• Challenge:
Your output is the lines from the first one to the one containing "const legendTicks = [2,3,4,5,6,7,8,9,10,11,12];", repeated exactly, with images left out.

┄┄┄┄┄┄┄┄┄┄┄┄┄┄┄┄┄┄┄┄

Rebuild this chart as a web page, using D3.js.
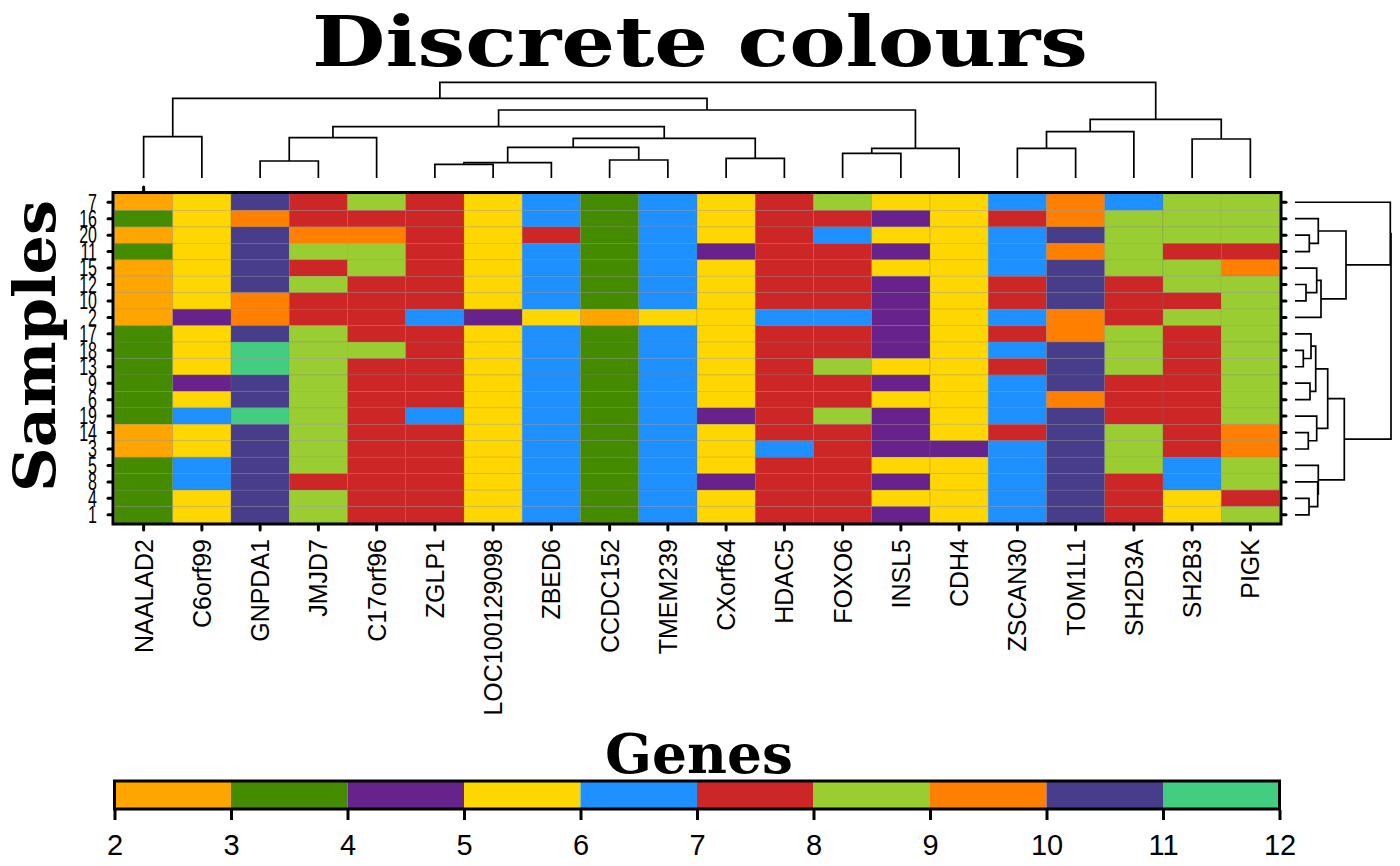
<!DOCTYPE html>
<html><head><meta charset="utf-8">
<script src="https://cdn.jsdelivr.net/npm/d3@7"></script>
<style>body{margin:0;background:#fff}</style>
</head><body>
<svg id="chart" width="1400" height="866"></svg>
<script>
// ---------- data ----------
const genes = ["NAALAD2","C6orf99","GNPDA1","JMJD7","C17orf96","ZGLP1","LOC100129098","ZBED6","CCDC152","TMEM239",
  "CXorf64","HDAC5","FOXO6","INSL5","CDH4","ZSCAN30","TOM1L1","SH2D3A","SH2B3","PIGK"];
const samples = ["7","16","20","11","15","12","10","2","17","18","13","9","6","19","14","3","5","8","4","1"];

// one array per gene (column), values listed top sample -> bottom sample
const geneValues = [
  [2,3,2,3,2,2,2,2,3,3,3,3,3,3,2,2,3,3,3,3],
  [5,5,5,5,5,5,5,4,5,5,5,4,5,6,5,5,6,6,5,5],
  [10,9,10,10,10,10,9,9,10,11,11,10,10,11,10,10,10,10,10,10],
  [7,7,9,8,7,8,7,7,8,8,8,8,8,8,8,8,8,7,8,8],
  [8,7,9,8,8,7,7,7,7,8,7,7,7,7,7,7,7,7,7,7],
  [7,7,7,7,7,7,7,6,7,7,7,7,7,6,7,7,7,7,7,7],
  [5,5,5,5,5,5,5,4,5,5,5,5,5,5,5,5,5,5,5,5],
  [6,6,7,6,6,6,6,5,6,6,6,6,6,6,6,6,6,6,6,6],
  [3,3,3,3,3,3,3,2,3,3,3,3,3,3,3,3,3,3,3,3],
  [6,6,6,6,6,6,6,5,6,6,6,6,6,6,6,6,6,6,6,6],
  [5,5,5,4,5,5,5,5,5,5,5,5,5,4,5,5,5,4,5,5],
  [7,7,7,7,7,7,7,6,7,7,7,7,7,7,7,6,7,7,7,7],
  [8,7,6,7,7,7,7,6,7,7,8,7,7,8,7,7,7,7,7,7],
  [5,4,5,4,5,4,4,4,4,4,5,4,5,4,4,4,5,4,5,4],
  [5,5,5,5,5,5,5,5,5,5,5,5,5,5,5,4,5,5,5,5],
  [6,7,6,6,6,7,7,6,7,6,7,6,6,6,7,6,6,6,6,6],
  [9,9,10,9,10,10,10,9,9,10,10,10,9,10,10,10,10,10,10,10],
  [6,8,8,8,8,7,7,7,8,8,8,7,7,7,8,8,8,7,7,7],
  [8,8,8,7,8,8,7,8,7,7,7,7,7,7,7,7,6,6,5,5],
  [8,8,8,7,9,8,8,8,8,8,8,8,8,8,9,9,8,8,7,8]
];

const colourLevels = [2,3,4,5,6,7,8,9,10,11];
const colourValues = ["#FFA500","#458B00","#68228B","#FFD700","#1E90FF","#CD2626","#9ACD32","#FF7F00","#483D8B","#43CD80"];
const legendTicks = [2,3,4,5,6,7,8,9,10,11,12];

// dendrogram merges: [left, right, height]; negative = leaf (display position), positive = earlier merge
const colMerge = [
  [-1,-2,41.3],[-3,-4,17],[2,-5,40.3],[-6,-7,13.7],[4,-8,15.3],[-9,-10,18],[5,6,30.7],
  [-11,-12,19.7],[7,8,39.7],[3,9,51.3],[-13,-14,24.7],[11,-15,29.7],[10,12,68],[1,13,79.7],
  [-16,-17,29.7],[15,-18,46.3],[-19,-20,39],[16,17,58.7],[14,18,95.7]
];
const rowMerge = [
  [-3,-4,14.3],[-2,1,23.3],[-6,-7,11],[-5,3,21.7],[4,-8,26],[2,5,51],[-1,6,95.3],
  [-10,-11,8.3],[-9,8,16],[-12,-13,15],[9,10,20.7],[-15,-16,13.3],[-14,12,21.7],[11,13,32.7],
  [-19,-20,14],[-18,15,22.7],[-17,16,23.3],[14,17,49.3],[7,18,96]
];

// ---------- drawing ----------
const svg = d3.select("#chart");
const sans = "'Liberation Sans', Arial, Helvetica, sans-serif";
const serif = "'DejaVu Serif', serif";

const x = d3.scaleBand().domain(genes).range([114.5, 1279.5]);
const y = d3.scaleBand().domain(samples).range([194, 523]);
const colour = d3.scaleOrdinal().domain(colourLevels).range(colourValues);

// cells
const cells = [];
genes.forEach((g, i) => samples.forEach((s, j) => cells.push({g, s, v: geneValues[i][j]})));
svg.append("g").selectAll("rect").data(cells).join("rect")
  .attr("x", d => x(d.g)).attr("y", d => y(d.s))
  .attr("width", x.bandwidth()).attr("height", y.bandwidth())
  .attr("fill", d => colour(d.v))
  .attr("stroke", "rgba(120,120,120,0.35)").attr("stroke-width", 0.7);

svg.append("rect").attr("x", 113).attr("y", 192.5).attr("width", 1168).attr("height", 331.5)
  .attr("fill", "none").attr("stroke", "#000").attr("stroke-width", 3);

// ticks
const tk = svg.append("g").attr("stroke", "#000").attr("stroke-width", 3).attr("stroke-linecap", "round");
samples.forEach(s => {
  const cy = y(s) + y.bandwidth() / 2;
  tk.append("line").attr("x1", 108).attr("x2", 112).attr("y1", cy).attr("y2", cy);
  tk.append("line").attr("x1", 1282).attr("x2", 1286).attr("y1", cy).attr("y2", cy);
});
genes.forEach(g => {
  const cx = x(g) + x.bandwidth() / 2;
  tk.append("line").attr("x1", cx).attr("x2", cx).attr("y1", 526).attr("y2", 530);
});
{
  const cx = x(genes[0]) + x.bandwidth() / 2;
  tk.append("line").attr("x1", cx).attr("x2", cx).attr("y1", 187).attr("y2", 191);
}

// column labels
svg.append("g").selectAll("text").data(genes).join("text")
  .attr("transform", g => `translate(${x(g) + x.bandwidth() / 2},539) rotate(-90)`)
  .attr("dy", "0.36em").attr("text-anchor", "end")
  .style("font-family", sans).style("font-size", "25px").text(g => g);

// row labels (upright, tall narrow digits)
svg.append("g").selectAll("text").data(samples).join("text")
  .attr("transform", s => `translate(97,${y(s) + y.bandwidth() / 2}) scale(1,1.45)`)
  .attr("text-anchor", "end").attr("dy", "0.36em")
  .style("font-family", sans).style("font-size", "16px").text(s => s);

// dendrograms
function build(merge, leafPos) {
  const nodes = [];
  const get = k => k < 0 ? {pos: leafPos(-k - 1), h: 0} : nodes[k - 1];
  merge.forEach(([a, b, h]) => {
    const A = get(a), B = get(b);
    nodes.push({A, B, h, pos: (A.pos + B.pos) / 2});
  });
  return nodes;
}
const colNodes = build(colMerge, i => x(genes[i]) + x.bandwidth() / 2);
const yD = d3.scaleLinear().domain([0, d3.max(colMerge, m => m[2])]).range([178, 82.3]);
svg.append("g").selectAll("path").data(colNodes).join("path")
  .attr("d", n => `M${n.A.pos},${yD(n.A.h)}V${yD(n.h)}H${n.B.pos}V${yD(n.B.h)}`)
  .attr("fill", "none").attr("stroke", "#000").attr("stroke-width", 1.7);

const rowNodes = build(rowMerge, i => y(samples[i]) + y.bandwidth() / 2);
const xD = d3.scaleLinear().domain([0, d3.max(rowMerge, m => m[2])]).range([1295, 1391]);
svg.append("g").selectAll("path").data(rowNodes).join("path")
  .attr("d", n => `M${xD(n.A.h)},${n.A.pos}H${xD(n.h)}V${n.B.pos}H${xD(n.B.h)}`)
  .attr("fill", "none").attr("stroke", "#000").attr("stroke-width", 1.7);

// titles
svg.append("text").attr("x", 700).attr("y", 66).attr("text-anchor", "middle")
  .attr("textLength", 776).attr("lengthAdjust", "spacingAndGlyphs")
  .style("font-family", serif).style("font-weight", "bold").style("font-size", "70px")
  .text("Discrete colours");
svg.append("text").attr("transform", "translate(55,346) rotate(-90)").attr("text-anchor", "middle")
  .attr("textLength", 292).attr("lengthAdjust", "spacingAndGlyphs")
  .style("font-family", serif).style("font-weight", "bold").style("font-size", "58px")
  .text("Samples");
svg.append("text").attr("x", 699).attr("y", 773).attr("text-anchor", "middle")
  .attr("textLength", 188).attr("lengthAdjust", "spacingAndGlyphs")
  .style("font-family", serif).style("font-weight", "bold").style("font-size", "55px")
  .text("Genes");

// legend
const xL = d3.scaleLinear().domain([legendTicks[0], legendTicks[legendTicks.length - 1]]).range([114.5, 1279.5]);
svg.append("g").selectAll("rect").data(colourLevels).join("rect")
  .attr("x", v => xL(v)).attr("y", 781).attr("width", v => xL(v + 1) - xL(v)).attr("height", 28)
  .attr("fill", v => colour(v));
svg.append("rect").attr("x", 114.5).attr("y", 781).attr("width", 1165).attr("height", 28)
  .attr("fill", "none").attr("stroke", "#000").attr("stroke-width", 3);
const ax = svg.append("g").attr("transform", "translate(0,810)")
  .call(d3.axisBottom(xL).tickValues(legendTicks).tickSize(10).tickPadding(14).tickFormat(d3.format("d")));
ax.select(".domain").remove();
ax.selectAll(".tick line").attr("stroke", "#000").attr("stroke-width", 3);
ax.selectAll(".tick text").style("font-family", sans).style("font-size", "29px").attr("fill", "#000");
</script>
</body></html>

┄┄┄┄┄┄┄┄┄┄┄┄┄┄┄┄┄┄┄┄

• Result of the task:
Rebuild this chart as a web page, using D3.js.
<!DOCTYPE html>
<html><head><meta charset="utf-8">
<script src="https://cdn.jsdelivr.net/npm/d3@7"></script>
<style>body{margin:0;background:#fff}</style>
</head><body>
<svg id="chart" width="1400" height="866"></svg>
<script>
// ---------- data ----------
const genes = ["NAALAD2","C6orf99","GNPDA1","JMJD7","C17orf96","ZGLP1","LOC100129098","ZBED6","CCDC152","TMEM239",
  "CXorf64","HDAC5","FOXO6","INSL5","CDH4","ZSCAN30","TOM1L1","SH2D3A","SH2B3","PIGK"];
const samples = ["7","16","20","11","15","12","10","2","17","18","13","9","6","19","14","3","5","8","4","1"];

// one array per gene (column), values listed top sample -> bottom sample
const geneValues = [
  [2,3,2,3,2,2,2,2,3,3,3,3,3,3,2,2,3,3,3,3],
  [5,5,5,5,5,5,5,4,5,5,5,4,5,6,5,5,6,6,5,5],
  [10,9,10,10,10,10,9,9,10,11,11,10,10,11,10,10,10,10,10,10],
  [7,7,9,8,7,8,7,7,8,8,8,8,8,8,8,8,8,7,8,8],
  [8,7,9,8,8,7,7,7,7,8,7,7,7,7,7,7,7,7,7,7],
  [7,7,7,7,7,7,7,6,7,7,7,7,7,6,7,7,7,7,7,7],
  [5,5,5,5,5,5,5,4,5,5,5,5,5,5,5,5,5,5,5,5],
  [6,6,7,6,6,6,6,5,6,6,6,6,6,6,6,6,6,6,6,6],
  [3,3,3,3,3,3,3,2,3,3,3,3,3,3,3,3,3,3,3,3],
  [6,6,6,6,6,6,6,5,6,6,6,6,6,6,6,6,6,6,6,6],
  [5,5,5,4,5,5,5,5,5,5,5,5,5,4,5,5,5,4,5,5],
  [7,7,7,7,7,7,7,6,7,7,7,7,7,7,7,6,7,7,7,7],
  [8,7,6,7,7,7,7,6,7,7,8,7,7,8,7,7,7,7,7,7],
  [5,4,5,4,5,4,4,4,4,4,5,4,5,4,4,4,5,4,5,4],
  [5,5,5,5,5,5,5,5,5,5,5,5,5,5,5,4,5,5,5,5],
  [6,7,6,6,6,7,7,6,7,6,7,6,6,6,7,6,6,6,6,6],
  [9,9,10,9,10,10,10,9,9,10,10,10,9,10,10,10,10,10,10,10],
  [6,8,8,8,8,7,7,7,8,8,8,7,7,7,8,8,8,7,7,7],
  [8,8,8,7,8,8,7,8,7,7,7,7,7,7,7,7,6,6,5,5],
  [8,8,8,7,9,8,8,8,8,8,8,8,8,8,9,9,8,8,7,8]
];

const colourLevels = [2,3,4,5,6,7,8,9,10,11];
const colourValues = ["#FFA500","#458B00","#68228B","#FFD700","#1E90FF","#CD2626","#9ACD32","#FF7F00","#483D8B","#43CD80"];
const legendTicks = [2,3,4,5,6,7,8,9,10,11,12];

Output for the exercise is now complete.